1- Clinical Worsening and Suicide Risk:

  • Suicidal ideation and behavior (suicidality):
    • In patients with Major depressive disorder (MDD) and other psychiatric disorders.
    • might persist until significant remission occurs
    • Patients should be supervised during the early phase of treatment (may require hospitalization)
    • Symptoms should be reported to the patient’s prescriber or health professional
    • Occur during early antidepressant treatment and when the dose is adjusted up or down
  • Symptoms:
    • anxiety, agitation, panic attacks, insomnia, irritability, hostility, aggressiveness, impulsivity, akathisia (psychomotor restlessness)
  • Management:
    • close monitoring
    • changes in the medication

2- Dosage administration:

  • Daily dosage could be given as single dose at bedtime
  • Divide dosage schedule (if needed)

3- Antidepressant effect:

  • Might takes one to three weeks

4- ECG should be taken:

  • Prior to the initiation of larger-than-usual doses
  • At appropriate intervals after until steady state is achieved
  • Elderly patients
  • Patients with history of cardiac disease

5- Hypomanic or manic episodes:

  • Occur in patients with cyclic disorders
  • Necessitate discontinuation of the drug. (Drug could be resumed in lower dosage when these episodes are relieved.)
  • Tranquilizer is useful in controlling such episodes.

 6- Activation of the psychosis:

  • Might be observed in schizophrenic patients
  • Require reduction of dosage and the addition of a phenothiazine.

 7- Concurrent use of imipramine pamoate with electroshock therapy:

  • Increase the hazards >>> treatment should be limited

 8- Sunlight exposure:

  • should avoid excessive exposure to sunlight (because of photosensitization)

 9- Blood sugar level:

  • Risk of elevation and lowering of blood sugar levels

 10- Renal and Hepatic impairment:

  • Drug should be used with caution

 11- Pathological Neutrophil Depression:

  • Signs: fever and sore throat during therapy with imipramine pamoate
  • Investigation: leukocyte and differential blood counts
  • Discontinue drug if there is evidence of pathological neutrophil depression.

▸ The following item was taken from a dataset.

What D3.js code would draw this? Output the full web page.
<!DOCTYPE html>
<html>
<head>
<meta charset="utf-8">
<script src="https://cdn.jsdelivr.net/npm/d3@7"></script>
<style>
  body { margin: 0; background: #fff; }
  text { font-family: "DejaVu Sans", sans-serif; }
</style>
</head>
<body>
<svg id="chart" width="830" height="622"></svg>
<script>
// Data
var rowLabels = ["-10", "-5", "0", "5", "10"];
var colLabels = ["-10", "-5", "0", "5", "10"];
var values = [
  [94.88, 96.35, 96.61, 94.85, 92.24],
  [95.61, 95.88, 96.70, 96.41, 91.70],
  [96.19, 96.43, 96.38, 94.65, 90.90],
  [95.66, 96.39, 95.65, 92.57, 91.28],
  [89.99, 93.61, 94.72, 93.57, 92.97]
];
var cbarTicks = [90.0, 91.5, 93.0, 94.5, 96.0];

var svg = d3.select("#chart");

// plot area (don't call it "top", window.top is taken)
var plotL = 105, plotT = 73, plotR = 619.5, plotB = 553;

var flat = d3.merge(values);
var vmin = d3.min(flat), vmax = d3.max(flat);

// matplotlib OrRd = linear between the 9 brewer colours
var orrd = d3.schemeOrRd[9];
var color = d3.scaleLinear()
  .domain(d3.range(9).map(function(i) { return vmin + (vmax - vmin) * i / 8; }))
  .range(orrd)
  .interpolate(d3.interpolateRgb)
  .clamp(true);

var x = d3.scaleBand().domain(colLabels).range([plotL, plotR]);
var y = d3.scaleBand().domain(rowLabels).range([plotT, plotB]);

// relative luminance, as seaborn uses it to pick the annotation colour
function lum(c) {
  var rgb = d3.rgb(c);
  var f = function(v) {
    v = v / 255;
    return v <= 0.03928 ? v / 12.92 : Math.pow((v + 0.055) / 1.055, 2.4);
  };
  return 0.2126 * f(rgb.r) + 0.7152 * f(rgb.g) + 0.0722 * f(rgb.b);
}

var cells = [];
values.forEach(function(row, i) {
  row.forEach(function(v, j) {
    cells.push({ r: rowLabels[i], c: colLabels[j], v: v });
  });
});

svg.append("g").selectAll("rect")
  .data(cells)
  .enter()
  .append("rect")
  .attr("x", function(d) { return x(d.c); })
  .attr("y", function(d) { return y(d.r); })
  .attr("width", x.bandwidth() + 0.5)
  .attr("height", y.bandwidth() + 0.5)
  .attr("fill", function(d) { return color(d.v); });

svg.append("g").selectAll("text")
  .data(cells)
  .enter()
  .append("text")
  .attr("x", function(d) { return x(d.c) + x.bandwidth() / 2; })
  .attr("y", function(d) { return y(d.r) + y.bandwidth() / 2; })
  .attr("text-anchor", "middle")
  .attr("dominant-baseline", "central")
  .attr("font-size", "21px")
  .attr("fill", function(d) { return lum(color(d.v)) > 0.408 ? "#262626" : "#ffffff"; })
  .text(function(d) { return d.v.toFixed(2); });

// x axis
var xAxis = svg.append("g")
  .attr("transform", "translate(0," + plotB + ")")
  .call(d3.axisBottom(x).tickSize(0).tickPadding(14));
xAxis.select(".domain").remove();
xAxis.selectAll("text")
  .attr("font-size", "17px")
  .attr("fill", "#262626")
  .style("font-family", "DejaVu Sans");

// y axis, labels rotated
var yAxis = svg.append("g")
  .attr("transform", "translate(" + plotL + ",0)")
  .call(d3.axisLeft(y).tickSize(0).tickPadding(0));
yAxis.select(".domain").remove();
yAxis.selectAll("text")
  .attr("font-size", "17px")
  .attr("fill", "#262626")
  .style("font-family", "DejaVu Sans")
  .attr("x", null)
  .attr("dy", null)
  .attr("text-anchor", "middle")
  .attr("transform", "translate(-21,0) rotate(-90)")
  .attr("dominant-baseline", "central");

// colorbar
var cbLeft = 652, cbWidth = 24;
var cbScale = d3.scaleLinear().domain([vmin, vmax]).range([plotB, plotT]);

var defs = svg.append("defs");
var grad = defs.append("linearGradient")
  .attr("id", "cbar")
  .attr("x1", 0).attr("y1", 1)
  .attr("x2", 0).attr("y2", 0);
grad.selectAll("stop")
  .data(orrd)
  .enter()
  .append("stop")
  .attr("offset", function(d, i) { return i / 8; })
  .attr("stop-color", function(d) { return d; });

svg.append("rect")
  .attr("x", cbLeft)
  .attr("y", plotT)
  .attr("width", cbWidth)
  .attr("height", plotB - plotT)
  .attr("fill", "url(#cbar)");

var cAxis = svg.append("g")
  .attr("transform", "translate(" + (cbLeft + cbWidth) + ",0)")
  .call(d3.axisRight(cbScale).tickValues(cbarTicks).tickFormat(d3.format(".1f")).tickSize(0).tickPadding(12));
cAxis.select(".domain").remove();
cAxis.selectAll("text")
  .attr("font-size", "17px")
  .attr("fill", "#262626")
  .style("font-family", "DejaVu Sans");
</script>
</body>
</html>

 12- Prior to elective surgery:

  • Should be discontinued for as long as the clinical situation will allow.

13- Pediatric Use:

  • should not be used in children >>> because of increased potential risk for acute over-dosage

 14- Geriatric Use:

  • Dose selection for the elderly should be cautious >>> starting at the low end of the dosing range

 15- In the case of relapse (due to premature withdrawal of the drug):

  • The effective dosage of imipramine should be reinstituted.

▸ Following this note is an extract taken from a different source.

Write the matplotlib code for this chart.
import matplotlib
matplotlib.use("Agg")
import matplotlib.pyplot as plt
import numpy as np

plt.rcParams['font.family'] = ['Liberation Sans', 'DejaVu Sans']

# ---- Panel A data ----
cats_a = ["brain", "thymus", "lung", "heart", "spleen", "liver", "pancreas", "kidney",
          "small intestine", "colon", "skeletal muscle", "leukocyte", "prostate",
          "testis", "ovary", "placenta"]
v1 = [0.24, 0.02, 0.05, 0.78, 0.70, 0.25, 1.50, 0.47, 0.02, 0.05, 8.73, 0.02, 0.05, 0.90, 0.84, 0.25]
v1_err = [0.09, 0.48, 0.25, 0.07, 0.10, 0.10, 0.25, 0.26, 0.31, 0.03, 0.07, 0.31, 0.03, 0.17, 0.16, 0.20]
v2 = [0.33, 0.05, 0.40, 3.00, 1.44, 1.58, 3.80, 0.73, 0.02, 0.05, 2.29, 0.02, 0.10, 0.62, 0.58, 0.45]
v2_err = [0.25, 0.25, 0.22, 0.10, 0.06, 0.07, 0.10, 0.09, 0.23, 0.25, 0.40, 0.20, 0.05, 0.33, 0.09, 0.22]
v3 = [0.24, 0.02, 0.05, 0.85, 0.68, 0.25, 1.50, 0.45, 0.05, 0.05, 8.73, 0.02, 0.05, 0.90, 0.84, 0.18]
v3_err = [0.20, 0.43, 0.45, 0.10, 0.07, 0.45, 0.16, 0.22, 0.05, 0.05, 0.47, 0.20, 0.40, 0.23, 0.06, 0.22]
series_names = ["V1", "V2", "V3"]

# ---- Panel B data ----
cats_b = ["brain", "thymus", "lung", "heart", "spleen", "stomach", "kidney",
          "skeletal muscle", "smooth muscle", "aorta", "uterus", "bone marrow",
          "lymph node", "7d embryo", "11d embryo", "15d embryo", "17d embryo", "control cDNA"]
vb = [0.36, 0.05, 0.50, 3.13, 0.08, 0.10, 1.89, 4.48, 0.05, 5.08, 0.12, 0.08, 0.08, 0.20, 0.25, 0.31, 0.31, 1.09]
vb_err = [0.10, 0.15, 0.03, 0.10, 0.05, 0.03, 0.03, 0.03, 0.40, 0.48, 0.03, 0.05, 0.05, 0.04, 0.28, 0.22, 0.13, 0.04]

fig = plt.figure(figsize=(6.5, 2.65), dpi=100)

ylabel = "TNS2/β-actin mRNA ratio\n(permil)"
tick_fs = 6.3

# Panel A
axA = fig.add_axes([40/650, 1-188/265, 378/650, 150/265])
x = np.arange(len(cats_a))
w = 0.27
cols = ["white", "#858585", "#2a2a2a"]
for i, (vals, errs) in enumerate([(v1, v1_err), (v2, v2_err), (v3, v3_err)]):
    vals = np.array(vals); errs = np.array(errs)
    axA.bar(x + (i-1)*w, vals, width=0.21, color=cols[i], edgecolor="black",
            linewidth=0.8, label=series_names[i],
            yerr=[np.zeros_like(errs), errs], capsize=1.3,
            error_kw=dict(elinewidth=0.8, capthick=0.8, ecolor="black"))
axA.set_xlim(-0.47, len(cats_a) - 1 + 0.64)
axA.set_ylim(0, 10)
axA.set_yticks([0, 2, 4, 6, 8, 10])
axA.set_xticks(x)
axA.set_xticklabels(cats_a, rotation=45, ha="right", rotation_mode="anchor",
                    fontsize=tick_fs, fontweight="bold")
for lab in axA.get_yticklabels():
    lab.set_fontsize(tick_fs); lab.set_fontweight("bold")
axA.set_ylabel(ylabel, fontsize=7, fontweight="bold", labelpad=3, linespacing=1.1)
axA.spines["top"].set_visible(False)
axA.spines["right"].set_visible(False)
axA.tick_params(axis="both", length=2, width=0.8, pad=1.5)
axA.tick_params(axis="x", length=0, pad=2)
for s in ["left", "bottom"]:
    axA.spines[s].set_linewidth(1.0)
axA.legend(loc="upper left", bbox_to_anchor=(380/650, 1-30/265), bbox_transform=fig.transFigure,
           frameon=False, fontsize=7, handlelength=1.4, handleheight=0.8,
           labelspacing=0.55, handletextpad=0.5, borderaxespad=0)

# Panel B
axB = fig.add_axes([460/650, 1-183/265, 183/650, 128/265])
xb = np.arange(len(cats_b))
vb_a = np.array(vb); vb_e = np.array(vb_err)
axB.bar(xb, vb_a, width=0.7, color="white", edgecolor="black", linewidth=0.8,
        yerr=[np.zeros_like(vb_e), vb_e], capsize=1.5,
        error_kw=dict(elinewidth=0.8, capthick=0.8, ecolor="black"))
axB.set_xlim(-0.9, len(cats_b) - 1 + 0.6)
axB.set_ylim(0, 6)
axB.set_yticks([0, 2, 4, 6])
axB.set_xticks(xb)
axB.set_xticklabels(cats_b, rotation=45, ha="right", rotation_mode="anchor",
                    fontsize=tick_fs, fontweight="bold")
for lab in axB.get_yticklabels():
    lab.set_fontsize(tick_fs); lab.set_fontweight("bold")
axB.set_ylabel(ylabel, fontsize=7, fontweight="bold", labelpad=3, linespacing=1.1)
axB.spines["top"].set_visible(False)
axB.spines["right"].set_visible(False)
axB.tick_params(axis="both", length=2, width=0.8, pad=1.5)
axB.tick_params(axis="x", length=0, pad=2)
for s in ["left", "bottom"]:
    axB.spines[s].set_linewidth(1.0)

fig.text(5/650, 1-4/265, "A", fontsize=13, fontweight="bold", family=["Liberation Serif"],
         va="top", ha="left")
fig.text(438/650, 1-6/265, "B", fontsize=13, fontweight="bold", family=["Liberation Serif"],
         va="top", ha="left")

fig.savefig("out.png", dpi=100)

 16- Switching From a Monoamine Oxidase Inhibitor (MAOI) to Imipramine:

  • At least 14 days should elapse

 17- Caution of usage With Other MAOIs (Such as Linezolid or Methylene Blue):

  • Should not start Tofranil-PM in a patient treated with linezolid or intravenous methylene blue >>> because of increasing risk of serotonin syndrome.

 18- Over dose:

  • Manifestations:
    • Symptoms might vary depends on Amount of drug absorbed, Age of the patient, Interval between drug ingestion and treatment.
  • Signs and symptoms:
    • Critical manifestations: Cardiac Dysrhythmias, Severe Hypotension, Convulsions, CNS Depression, Coma
  • Toxicity indicator:
    • Changes in the electrocardiogram (particularly in QRS axis or width)
  • Management
    • No specific antidote
    • Supportive therapy

 19- Withdrawal Symptoms:

  • Abrupt cessation may produce nausea, headache and malaise.

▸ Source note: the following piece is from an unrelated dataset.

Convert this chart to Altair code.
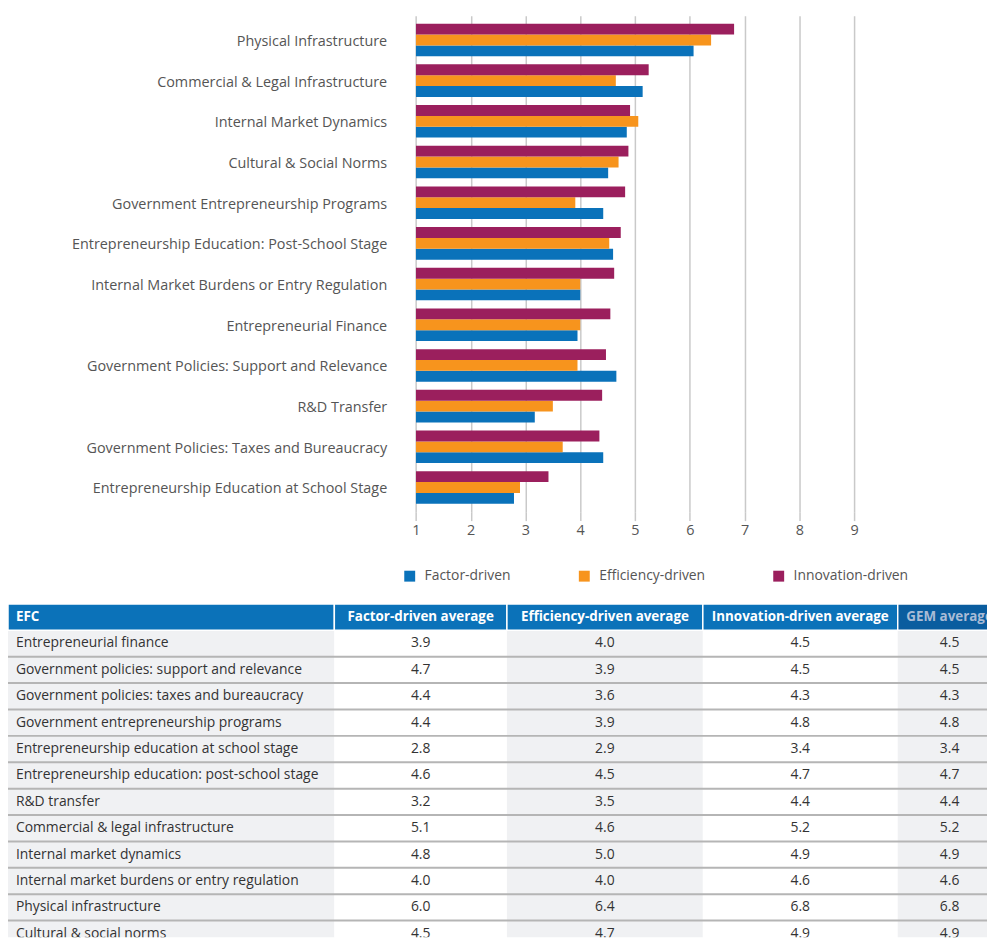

This document is prepared by the “Mental Health for All” team. This document is provided for information purposes only and does not necessarily represent endorsement by or an official position of the Essentials of Medicine. Advice on the treatment or care of an individual patient should be obtained through consultation with a physician who has examined that patient or is familiar with that patient’s medical history.